Sunday 5 December 2010

Environment - START


------- Just for me as a reference-From the Brief-------

‘It’s possible, in a poem or a short story, to write about commonplace things and objects using commonplace but precise language, and to endow those things – a chair, a window curtain, a fork, a stone, a woman’s earring – with immense, even startling power’.
Raymond Carver, Fires

Historically, tableaux vivants refer to elaborate theatrical pageants wherein static performers emulate existing paintings, or embody historical or allegorical scenes.
Participants are posed, wear costumes and utilise props, with lighting used to create a suitably heightened effect. In this way, tableaux vivants combine the conventions of theatre with those of painting and photography.

Tableaux vivant photography denotes a constructed image, the mise-en-scène of which draws knowingly upon the conventions of theatre, painting, or film. Mise-en-scène translates as ‘the settings of a play’, but used critically, the term refers to the art direction of a given scene and encompasses props, lighting, costume, set design, and staging.
Put simply, everything that makes an image is considered meaningful and its narrative or symbolic value carefully considered. Fine art photographers such as Gregory
Crewdson, Sandy Skoglund, Jeff Wall, Anna Gaskell and Deborah Mesa-Pelly
manipulate the mise-en-scène of their tableau vivant-style photographs to direct and mis-direct the spectator’s expectations.

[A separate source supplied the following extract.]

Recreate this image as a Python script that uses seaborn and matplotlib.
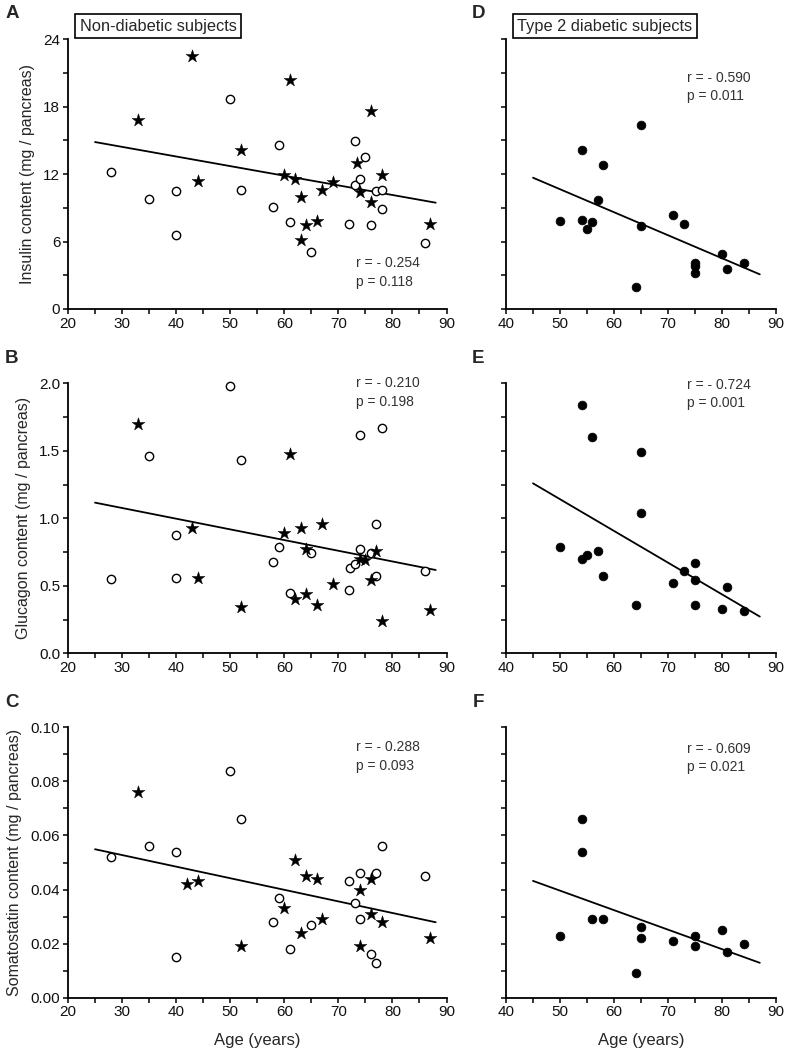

Through the development, design and execution of an original tableau vivant-style image, this unit requires you to continue your ongoing investigation of space by considering the various ways in which an environment may derive and communicate its identity through its spatial representation.

You are asked to produce a tableau vivant-style scene that combines a digitally modelled set with a matte painting. Your scene should demonstrate clearly your understanding of the various ways in which environments may derive and communicate their identity through their mise-en-scène.

---------------------End---------------------


Using what I've learnt from the previous unit in terms of perspective/space/etc, I will aim to transfer those skills/ideas/techniques onto this unit and progress further into ways in which one can create a atmosphere within an environment.

Tableu Vivant, a key part of this unit, is "a representation of a scene, painting, sculpture, etc., by a person or group posed silent and motionless." As I've been told adding person(s) within the scene are somewhat discouraged. I am aiming to create a scene that appeals to a human emotion in terms of what the viewer feels looking at the painting.


Considering the film side of the unit seems to be focused on the Dramatic/Horror/Thriller/Mystery genre, it would seem evident that the unit encourages the painting to be... well Dramatic/Horror/Thriller/Mystery-like. Despite not stating in the brief what our final scene's atmosphere should be in the range of.

I would really like to stretch it to appeal to a further range of emotion, such as a graphic dramatic scene like..after someone gets whacked (example the shot up car at the toll-booth the night on the demise of 'Sonny') giving the viewer an emotion of disgust or sadness. Instead of something like an haunted house that gives the viewer an emotion of fear or unease.




This will be primarily due to the use of Mise-en-scène within the piece, another key term in this unit and an expression I am already familiar with, as well as the use of formal visual elements that I may pursue if I will aim to create a specific art style to compliment the scene.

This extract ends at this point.